• [Your task] Copy everything in the data below exactly except the pictures.

|---|

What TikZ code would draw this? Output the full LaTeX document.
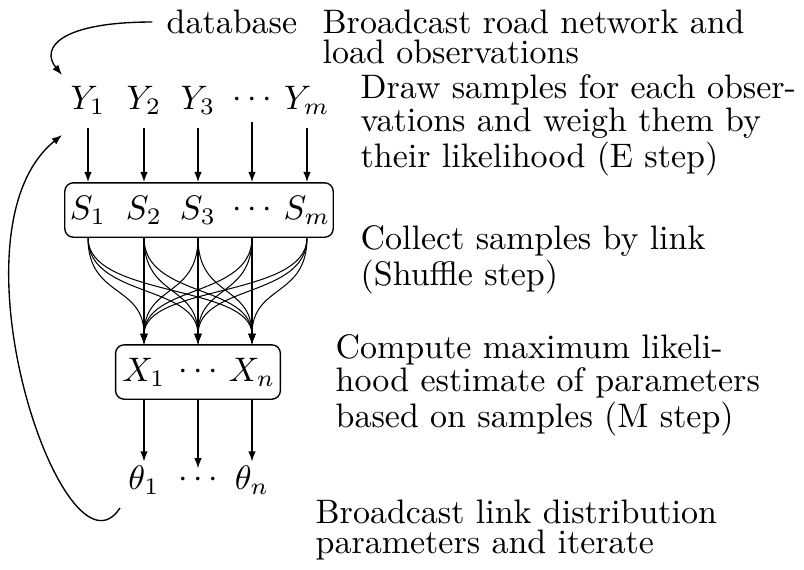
\documentclass[tikz,border=0pt]{standalone}
\usetikzlibrary{positioning,arrows.meta}
\begin{document}
\begin{tikzpicture}[
  x=0.01034cm, y=-0.01034cm,
  var/.style={inner sep=1pt},
  grp/.style={draw, rounded corners=2.5pt, line width=0.4pt},
  arr/.style={-{Latex[length=3pt,width=2.2pt]}, line width=0.4pt},
  mix/.style={arr, line width=0.3pt},
  note/.style={align=left, anchor=west, inner sep=0pt, font=\fontsize{10pt}{8.8pt}\selectfont}
]
\useasboundingbox (0,0) rectangle (804,570);

% groups
\node[grp, minimum width=79pt, minimum height=16pt] (sbox) at (199,210) {};
\node[grp, minimum width=48.5pt, minimum height=16pt] (xbox) at (198,372) {};

% observations and samples
\foreach \i/\x/\lab in {1/88/1, 2/144/2, 3/198/3, 5/307/m} {
  \node[var] (y\i) at (\x,100) {$Y_{\lab}$};
  \node[var] (s\i) at (\x,210) {$S_{\lab}$};
}
\node[var] (y4) at (252,100) {$\cdots$};
\node[var] (s4) at (252,210) {$\cdots$};

% links and parameters
\node[var] (x1) at (144,372) {$X_1$};
\node[var] (x2) at (198,372) {$\cdots$};
\node[var] (x3) at (252,372) {$X_n$};
\node[var] (t1) at (144,480) {$\theta_1$};
\node[var] (t2) at (198,480) {$\cdots$};
\node[var] (t3) at (252,480) {$\theta_n$};

\foreach \i in {1,...,5}
  \draw[arr, shorten <=3pt] (y\i) -- (y\i |- sbox.north);

% shuffle
\foreach \i in {1,...,5}
  \foreach \j in {1,2,3}
    \draw[mix] (s\i |- sbox.south) .. controls +(0,60) and +(0,-60) .. (x\j |- xbox.north);

\foreach \j in {1,2,3}
  \draw[arr] (x\j |- xbox.south) -- (t\j);

% database and feedback
\node[anchor=west, inner sep=0pt] (db) at (166,22) {database};
\coordinate (dbin) at (62,75);
\draw[arr, shorten <=4pt] (db) .. controls (60,22) and (40,48) .. (dbin);
\coordinate (back) at (120,508);
\coordinate (yin) at (62,135);
\draw[arr] (back) .. controls (65,592) and (-58,232) .. (yin);

% steps
\node[note] (n1) at (322,37) {Broadcast road network and\\load observations};
\node[note] (n2) at (360,125) {Draw samples for each obser-\\vations and weigh them by\\their likelihood (E step)};
\node[note] (n3) at (360,260) {Collect samples by link\\(Shuffle step)};
\node[note] (n4) at (335,385) {Compute maximum likeli-\\hood estimate of parameters\\based on samples (M step)};
\node[note] (n5) at (315,530) {Broadcast link distribution\\parameters and iterate};
\end{tikzpicture}
\end{document}
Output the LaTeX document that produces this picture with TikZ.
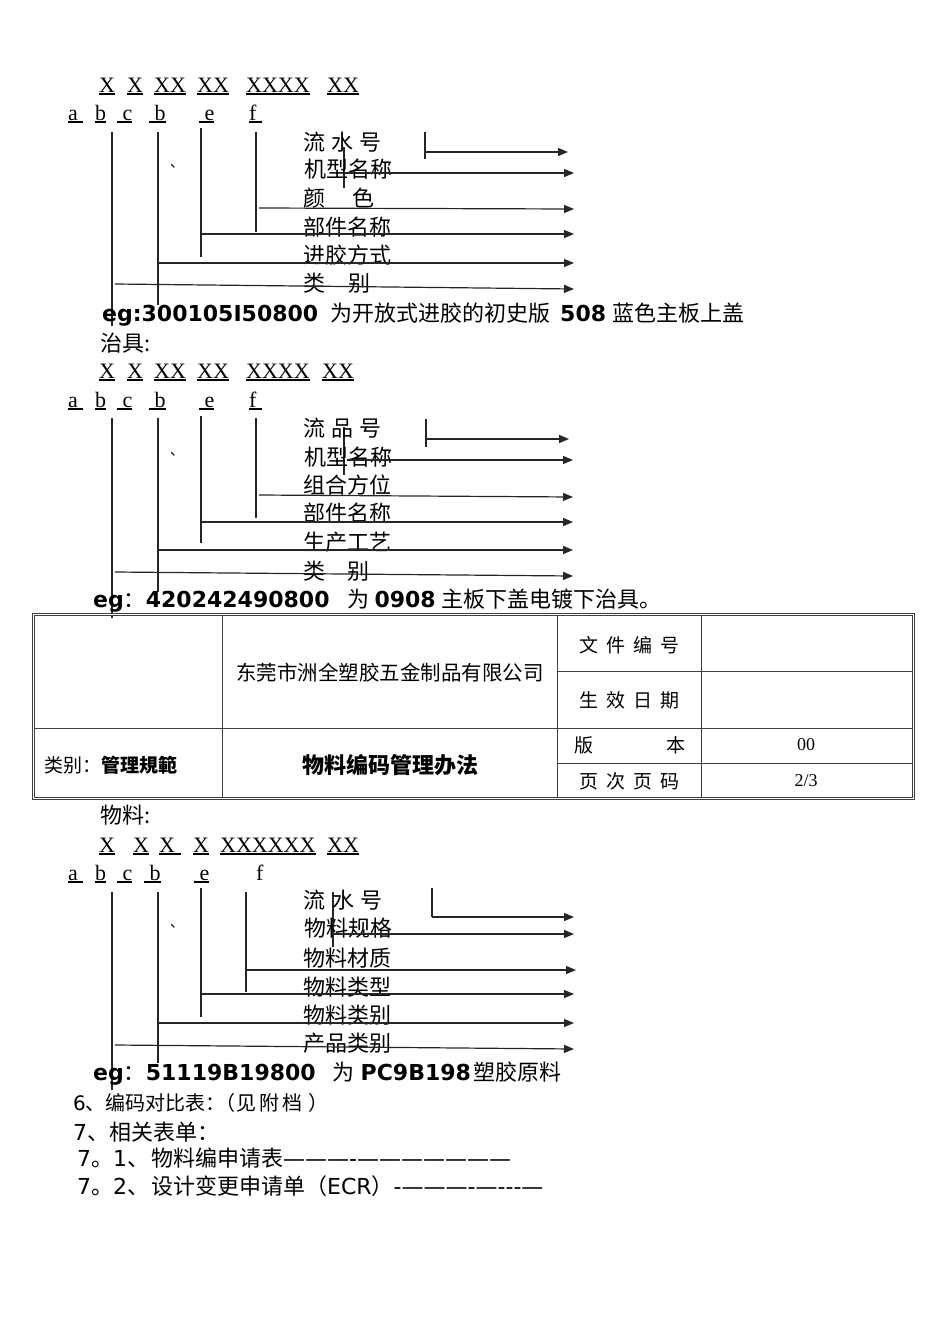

|---|

• [Result of this task]
What TikZ code would draw this? Output the full LaTeX document.
\documentclass[tikz,border=0pt]{standalone}
\usetikzlibrary{positioning,arrows.meta}
\begin{document}
\begin{tikzpicture}[
  x=0.01034cm, y=-0.01034cm,
  var/.style={inner sep=1pt},
  grp/.style={draw, rounded corners=2.5pt, line width=0.4pt},
  arr/.style={-{Latex[length=3pt,width=2.2pt]}, line width=0.4pt},
  mix/.style={arr, line width=0.3pt},
  note/.style={align=left, anchor=west, inner sep=0pt, font=\fontsize{10pt}{8.8pt}\selectfont}
]
\useasboundingbox (0,0) rectangle (804,570);

% groups
\node[grp, minimum width=79pt, minimum height=16pt] (sbox) at (199,210) {};
\node[grp, minimum width=48.5pt, minimum height=16pt] (xbox) at (198,372) {};

% observations and samples
\foreach \i/\x/\lab in {1/88/1, 2/144/2, 3/198/3, 5/307/m} {
  \node[var] (y\i) at (\x,100) {$Y_{\lab}$};
  \node[var] (s\i) at (\x,210) {$S_{\lab}$};
}
\node[var] (y4) at (252,100) {$\cdots$};
\node[var] (s4) at (252,210) {$\cdots$};

% links and parameters
\node[var] (x1) at (144,372) {$X_1$};
\node[var] (x2) at (198,372) {$\cdots$};
\node[var] (x3) at (252,372) {$X_n$};
\node[var] (t1) at (144,480) {$\theta_1$};
\node[var] (t2) at (198,480) {$\cdots$};
\node[var] (t3) at (252,480) {$\theta_n$};

\foreach \i in {1,...,5}
  \draw[arr, shorten <=3pt] (y\i) -- (y\i |- sbox.north);

% shuffle
\foreach \i in {1,...,5}
  \foreach \j in {1,2,3}
    \draw[mix] (s\i |- sbox.south) .. controls +(0,60) and +(0,-60) .. (x\j |- xbox.north);

\foreach \j in {1,2,3}
  \draw[arr] (x\j |- xbox.south) -- (t\j);

% database and feedback
\node[anchor=west, inner sep=0pt] (db) at (166,22) {database};
\coordinate (dbin) at (62,75);
\draw[arr, shorten <=4pt] (db) .. controls (60,22) and (40,48) .. (dbin);
\coordinate (back) at (120,508);
\coordinate (yin) at (62,135);
\draw[arr] (back) .. controls (65,592) and (-58,232) .. (yin);

% steps
\node[note] (n1) at (322,37) {Broadcast road network and\\load observations};
\node[note] (n2) at (360,125) {Draw samples for each obser-\\vations and weigh them by\\their likelihood (E step)};
\node[note] (n3) at (360,260) {Collect samples by link\\(Shuffle step)};
\node[note] (n4) at (335,385) {Compute maximum likeli-\\hood estimate of parameters\\based on samples (M step)};
\node[note] (n5) at (315,530) {Broadcast link distribution\\parameters and iterate};
\end{tikzpicture}
\end{document}
Output the LaTeX document that produces this picture with TikZ.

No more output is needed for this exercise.